WHAT TO DO: Look for "diagram" in each line of the entries, and return the matching lines.

THE DATA:
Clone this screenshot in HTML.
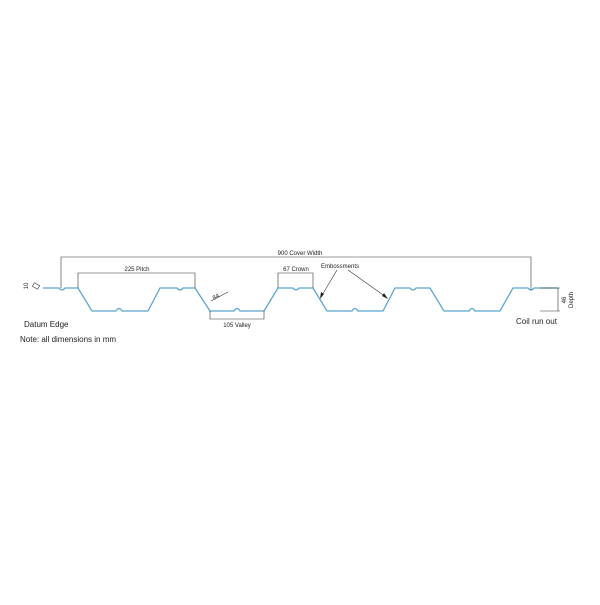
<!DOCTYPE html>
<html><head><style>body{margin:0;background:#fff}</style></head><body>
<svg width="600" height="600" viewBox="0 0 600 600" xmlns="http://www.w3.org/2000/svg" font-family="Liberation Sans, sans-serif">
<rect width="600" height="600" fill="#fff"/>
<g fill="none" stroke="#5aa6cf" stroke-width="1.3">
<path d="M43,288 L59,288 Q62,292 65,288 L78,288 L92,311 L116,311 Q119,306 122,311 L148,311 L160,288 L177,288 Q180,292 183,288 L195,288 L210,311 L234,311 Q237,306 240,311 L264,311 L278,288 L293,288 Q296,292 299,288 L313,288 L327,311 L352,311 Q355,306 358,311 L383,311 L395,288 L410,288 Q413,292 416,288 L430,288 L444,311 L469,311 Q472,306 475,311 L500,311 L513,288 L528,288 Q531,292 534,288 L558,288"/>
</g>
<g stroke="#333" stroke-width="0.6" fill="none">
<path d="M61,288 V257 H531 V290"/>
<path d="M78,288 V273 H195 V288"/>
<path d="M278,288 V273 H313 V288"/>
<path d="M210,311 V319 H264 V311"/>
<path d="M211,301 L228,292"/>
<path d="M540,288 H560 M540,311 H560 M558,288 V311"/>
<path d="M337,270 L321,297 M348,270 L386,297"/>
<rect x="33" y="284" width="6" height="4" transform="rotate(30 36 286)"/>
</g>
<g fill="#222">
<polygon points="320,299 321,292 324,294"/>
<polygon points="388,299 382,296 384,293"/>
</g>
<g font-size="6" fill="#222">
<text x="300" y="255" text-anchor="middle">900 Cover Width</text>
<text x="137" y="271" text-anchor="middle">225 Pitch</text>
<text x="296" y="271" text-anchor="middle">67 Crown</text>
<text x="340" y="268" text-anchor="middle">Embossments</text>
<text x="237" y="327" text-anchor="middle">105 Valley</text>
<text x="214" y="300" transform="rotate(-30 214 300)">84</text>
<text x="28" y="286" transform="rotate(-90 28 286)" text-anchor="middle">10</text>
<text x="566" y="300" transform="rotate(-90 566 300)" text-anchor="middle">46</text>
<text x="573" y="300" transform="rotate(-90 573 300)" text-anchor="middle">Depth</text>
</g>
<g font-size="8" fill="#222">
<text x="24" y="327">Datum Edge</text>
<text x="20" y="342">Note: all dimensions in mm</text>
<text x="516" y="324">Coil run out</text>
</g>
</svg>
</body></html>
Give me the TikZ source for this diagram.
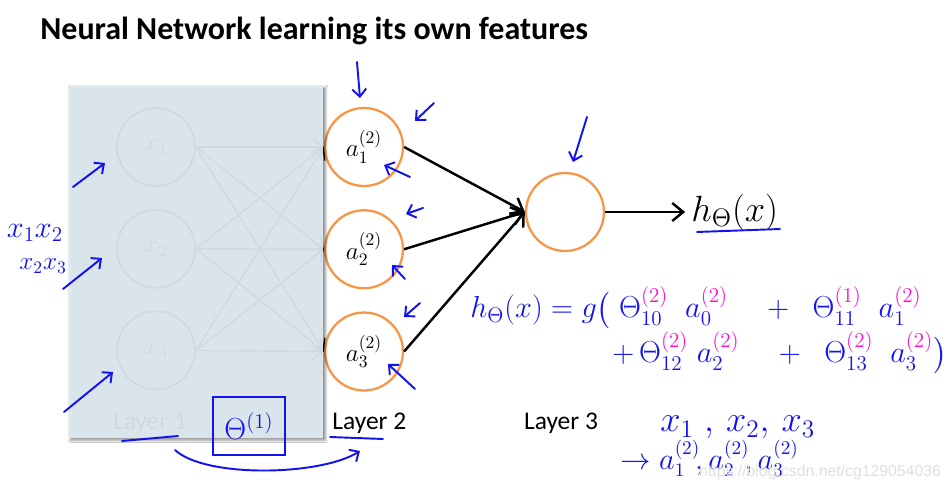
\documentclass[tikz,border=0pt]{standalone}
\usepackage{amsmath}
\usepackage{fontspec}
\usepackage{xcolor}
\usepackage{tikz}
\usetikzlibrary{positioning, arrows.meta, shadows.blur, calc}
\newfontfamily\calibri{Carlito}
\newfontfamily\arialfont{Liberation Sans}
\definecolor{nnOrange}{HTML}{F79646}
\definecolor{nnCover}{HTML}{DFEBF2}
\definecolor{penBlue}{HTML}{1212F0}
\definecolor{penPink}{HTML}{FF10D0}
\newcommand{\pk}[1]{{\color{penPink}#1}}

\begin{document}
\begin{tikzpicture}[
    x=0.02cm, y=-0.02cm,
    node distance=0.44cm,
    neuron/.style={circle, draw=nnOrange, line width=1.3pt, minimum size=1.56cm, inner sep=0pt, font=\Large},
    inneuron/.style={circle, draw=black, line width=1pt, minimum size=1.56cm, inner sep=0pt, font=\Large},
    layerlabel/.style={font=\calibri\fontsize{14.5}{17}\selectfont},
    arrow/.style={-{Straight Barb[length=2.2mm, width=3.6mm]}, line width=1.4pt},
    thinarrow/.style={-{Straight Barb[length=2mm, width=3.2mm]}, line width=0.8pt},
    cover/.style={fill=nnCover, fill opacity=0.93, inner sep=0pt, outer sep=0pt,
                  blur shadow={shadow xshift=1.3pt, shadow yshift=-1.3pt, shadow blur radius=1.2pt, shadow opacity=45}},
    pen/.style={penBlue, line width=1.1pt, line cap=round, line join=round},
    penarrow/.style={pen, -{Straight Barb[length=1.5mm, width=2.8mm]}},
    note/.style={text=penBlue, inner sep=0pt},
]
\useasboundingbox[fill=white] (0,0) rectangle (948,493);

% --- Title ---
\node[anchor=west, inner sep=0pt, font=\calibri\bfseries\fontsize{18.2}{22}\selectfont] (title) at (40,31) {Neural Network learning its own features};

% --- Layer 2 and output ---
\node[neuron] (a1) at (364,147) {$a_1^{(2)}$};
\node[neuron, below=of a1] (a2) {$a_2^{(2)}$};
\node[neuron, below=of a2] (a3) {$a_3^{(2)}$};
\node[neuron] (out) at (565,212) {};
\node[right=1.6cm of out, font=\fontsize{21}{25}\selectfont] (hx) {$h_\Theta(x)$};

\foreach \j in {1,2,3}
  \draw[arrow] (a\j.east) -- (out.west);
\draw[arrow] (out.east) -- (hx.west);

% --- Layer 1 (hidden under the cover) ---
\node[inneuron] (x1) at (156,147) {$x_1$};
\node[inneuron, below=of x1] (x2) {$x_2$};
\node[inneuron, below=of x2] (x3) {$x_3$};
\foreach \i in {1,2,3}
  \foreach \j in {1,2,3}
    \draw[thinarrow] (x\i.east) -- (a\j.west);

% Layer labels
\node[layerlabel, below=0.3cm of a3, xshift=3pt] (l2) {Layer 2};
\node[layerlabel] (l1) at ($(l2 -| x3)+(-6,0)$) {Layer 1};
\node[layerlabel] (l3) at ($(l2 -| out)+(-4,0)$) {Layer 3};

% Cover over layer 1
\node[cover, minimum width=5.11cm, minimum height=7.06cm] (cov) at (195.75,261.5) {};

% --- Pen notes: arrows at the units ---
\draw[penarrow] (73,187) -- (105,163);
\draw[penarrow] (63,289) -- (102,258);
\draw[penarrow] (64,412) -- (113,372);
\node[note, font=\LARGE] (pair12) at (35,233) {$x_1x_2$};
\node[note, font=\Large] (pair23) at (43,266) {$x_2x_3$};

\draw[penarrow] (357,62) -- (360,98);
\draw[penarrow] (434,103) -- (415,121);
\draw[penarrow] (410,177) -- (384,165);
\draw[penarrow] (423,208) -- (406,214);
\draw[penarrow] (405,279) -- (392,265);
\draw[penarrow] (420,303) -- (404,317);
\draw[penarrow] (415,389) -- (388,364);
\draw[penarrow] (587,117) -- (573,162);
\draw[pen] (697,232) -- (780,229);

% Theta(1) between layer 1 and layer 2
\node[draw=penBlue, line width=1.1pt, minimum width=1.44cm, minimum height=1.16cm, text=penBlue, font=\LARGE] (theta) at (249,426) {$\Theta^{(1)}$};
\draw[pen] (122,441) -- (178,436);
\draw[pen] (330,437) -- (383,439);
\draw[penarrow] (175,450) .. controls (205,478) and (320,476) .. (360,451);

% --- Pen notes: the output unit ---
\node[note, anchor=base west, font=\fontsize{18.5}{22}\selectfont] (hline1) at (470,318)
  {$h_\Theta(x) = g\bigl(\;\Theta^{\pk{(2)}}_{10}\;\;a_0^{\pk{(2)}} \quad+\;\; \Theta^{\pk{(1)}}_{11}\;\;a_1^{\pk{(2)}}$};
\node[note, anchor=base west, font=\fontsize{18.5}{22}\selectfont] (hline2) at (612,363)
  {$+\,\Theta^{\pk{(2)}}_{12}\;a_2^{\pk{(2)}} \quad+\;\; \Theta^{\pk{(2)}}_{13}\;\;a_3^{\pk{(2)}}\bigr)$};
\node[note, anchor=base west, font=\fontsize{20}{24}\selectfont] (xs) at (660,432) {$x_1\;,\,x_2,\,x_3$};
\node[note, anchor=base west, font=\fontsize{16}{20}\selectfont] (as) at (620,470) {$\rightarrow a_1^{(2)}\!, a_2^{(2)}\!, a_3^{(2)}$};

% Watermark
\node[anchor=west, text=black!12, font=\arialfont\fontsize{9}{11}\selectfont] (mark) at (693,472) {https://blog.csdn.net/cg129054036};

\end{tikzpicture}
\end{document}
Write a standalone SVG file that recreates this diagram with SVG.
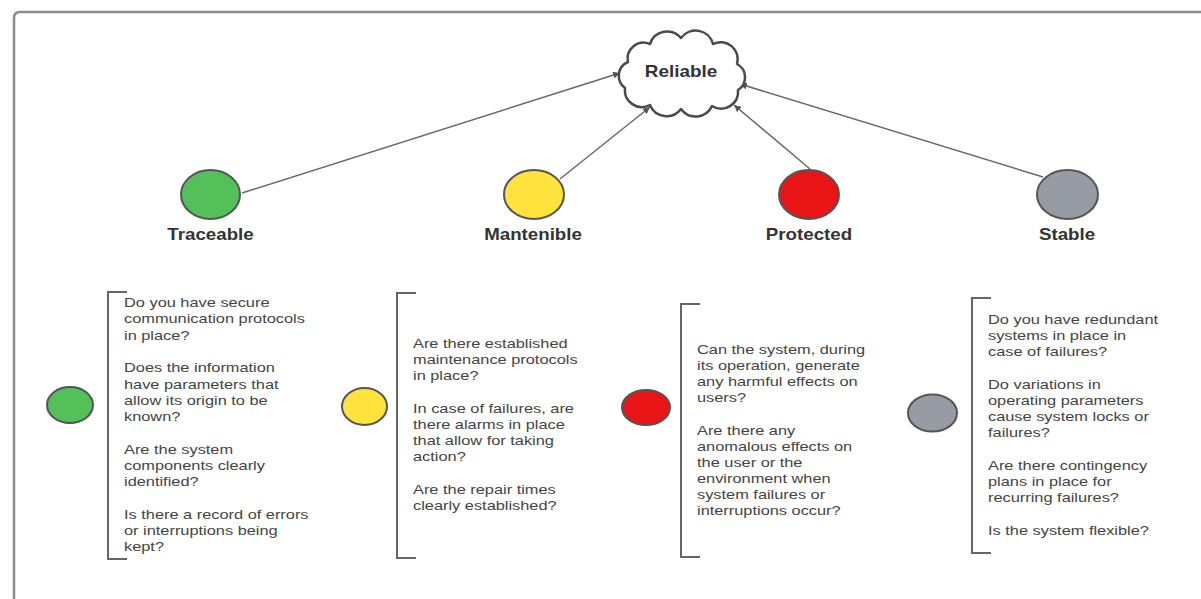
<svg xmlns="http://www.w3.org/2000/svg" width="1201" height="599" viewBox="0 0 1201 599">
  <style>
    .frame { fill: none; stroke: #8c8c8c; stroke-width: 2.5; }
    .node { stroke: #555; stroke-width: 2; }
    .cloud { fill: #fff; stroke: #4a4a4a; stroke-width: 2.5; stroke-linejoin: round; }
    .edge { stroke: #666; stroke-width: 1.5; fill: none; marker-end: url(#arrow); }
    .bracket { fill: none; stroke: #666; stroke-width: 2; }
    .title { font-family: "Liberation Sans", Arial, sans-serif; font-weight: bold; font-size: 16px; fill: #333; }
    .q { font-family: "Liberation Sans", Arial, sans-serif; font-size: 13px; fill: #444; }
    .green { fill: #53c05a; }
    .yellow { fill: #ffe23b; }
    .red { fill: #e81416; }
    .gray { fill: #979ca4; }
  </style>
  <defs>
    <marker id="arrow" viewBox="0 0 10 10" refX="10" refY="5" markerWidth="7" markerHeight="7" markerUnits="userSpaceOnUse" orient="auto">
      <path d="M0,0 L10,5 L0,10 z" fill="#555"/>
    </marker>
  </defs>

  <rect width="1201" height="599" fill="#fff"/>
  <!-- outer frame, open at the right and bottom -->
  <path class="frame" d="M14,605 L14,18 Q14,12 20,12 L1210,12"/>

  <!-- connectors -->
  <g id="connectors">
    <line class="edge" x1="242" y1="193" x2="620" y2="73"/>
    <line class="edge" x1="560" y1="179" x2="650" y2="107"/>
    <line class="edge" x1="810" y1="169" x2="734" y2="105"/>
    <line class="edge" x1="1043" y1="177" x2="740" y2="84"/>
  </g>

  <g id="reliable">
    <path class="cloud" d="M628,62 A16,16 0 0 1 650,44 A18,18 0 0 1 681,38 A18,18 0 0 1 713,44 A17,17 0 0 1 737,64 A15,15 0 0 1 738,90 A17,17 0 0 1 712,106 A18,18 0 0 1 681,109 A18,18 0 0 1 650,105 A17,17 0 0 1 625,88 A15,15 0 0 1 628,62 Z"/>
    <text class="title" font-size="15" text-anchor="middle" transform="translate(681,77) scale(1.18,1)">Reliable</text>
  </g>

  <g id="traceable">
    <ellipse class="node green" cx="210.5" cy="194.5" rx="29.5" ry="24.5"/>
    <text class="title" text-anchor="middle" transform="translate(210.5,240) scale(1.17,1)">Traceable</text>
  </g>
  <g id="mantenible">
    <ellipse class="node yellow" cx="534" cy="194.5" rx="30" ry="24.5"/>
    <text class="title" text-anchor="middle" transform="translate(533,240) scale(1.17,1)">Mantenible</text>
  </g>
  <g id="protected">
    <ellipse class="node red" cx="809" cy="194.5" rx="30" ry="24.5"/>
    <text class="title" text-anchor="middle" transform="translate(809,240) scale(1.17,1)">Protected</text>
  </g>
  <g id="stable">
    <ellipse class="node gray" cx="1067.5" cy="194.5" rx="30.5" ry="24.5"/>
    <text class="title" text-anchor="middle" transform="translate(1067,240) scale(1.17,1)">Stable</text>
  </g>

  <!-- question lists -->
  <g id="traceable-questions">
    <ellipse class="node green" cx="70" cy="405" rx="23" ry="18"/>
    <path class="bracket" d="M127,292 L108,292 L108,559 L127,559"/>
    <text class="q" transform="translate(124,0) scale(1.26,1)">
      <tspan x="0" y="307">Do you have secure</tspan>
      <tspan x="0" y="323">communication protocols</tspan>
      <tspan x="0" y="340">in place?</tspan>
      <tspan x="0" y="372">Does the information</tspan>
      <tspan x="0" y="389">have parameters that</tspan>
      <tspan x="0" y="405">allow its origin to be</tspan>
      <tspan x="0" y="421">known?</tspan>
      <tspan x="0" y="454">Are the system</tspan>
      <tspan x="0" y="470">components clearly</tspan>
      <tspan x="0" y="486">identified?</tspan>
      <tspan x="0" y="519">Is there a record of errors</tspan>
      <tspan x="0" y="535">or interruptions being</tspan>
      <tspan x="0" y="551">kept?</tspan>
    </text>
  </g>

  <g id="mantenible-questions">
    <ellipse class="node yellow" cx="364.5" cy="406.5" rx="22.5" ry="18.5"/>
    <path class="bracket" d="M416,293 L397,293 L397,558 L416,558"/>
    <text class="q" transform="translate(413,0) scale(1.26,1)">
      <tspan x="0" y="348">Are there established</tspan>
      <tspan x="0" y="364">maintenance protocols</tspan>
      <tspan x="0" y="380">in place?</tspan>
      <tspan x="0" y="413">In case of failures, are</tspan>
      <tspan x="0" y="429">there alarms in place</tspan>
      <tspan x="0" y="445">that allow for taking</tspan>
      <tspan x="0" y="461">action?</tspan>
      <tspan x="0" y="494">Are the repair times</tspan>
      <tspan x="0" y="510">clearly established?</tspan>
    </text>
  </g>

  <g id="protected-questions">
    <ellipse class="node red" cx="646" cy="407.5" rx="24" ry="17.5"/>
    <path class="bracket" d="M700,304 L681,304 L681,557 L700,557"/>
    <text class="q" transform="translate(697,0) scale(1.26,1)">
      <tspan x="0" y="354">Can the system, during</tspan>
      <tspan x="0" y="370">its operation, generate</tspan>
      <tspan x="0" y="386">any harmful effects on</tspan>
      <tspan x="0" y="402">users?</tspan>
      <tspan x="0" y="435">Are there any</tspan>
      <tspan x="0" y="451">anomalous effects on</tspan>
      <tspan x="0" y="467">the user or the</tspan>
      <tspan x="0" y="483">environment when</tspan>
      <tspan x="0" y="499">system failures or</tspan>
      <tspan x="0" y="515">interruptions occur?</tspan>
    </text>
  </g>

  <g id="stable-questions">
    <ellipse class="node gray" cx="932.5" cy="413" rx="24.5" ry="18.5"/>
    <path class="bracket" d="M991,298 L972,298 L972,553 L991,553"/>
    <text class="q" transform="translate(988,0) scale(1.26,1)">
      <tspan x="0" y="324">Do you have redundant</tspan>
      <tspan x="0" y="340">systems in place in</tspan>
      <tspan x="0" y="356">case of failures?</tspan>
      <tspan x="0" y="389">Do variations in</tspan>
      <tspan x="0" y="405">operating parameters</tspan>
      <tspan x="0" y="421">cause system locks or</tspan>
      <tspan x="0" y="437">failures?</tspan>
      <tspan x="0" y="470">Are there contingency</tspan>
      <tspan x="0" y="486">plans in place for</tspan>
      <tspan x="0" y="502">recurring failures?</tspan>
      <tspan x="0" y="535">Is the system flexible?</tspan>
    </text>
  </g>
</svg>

THE REPLY:
Give me the TikZ source for this diagram.
Write a standalone SVG file that recreates this diagram with SVG.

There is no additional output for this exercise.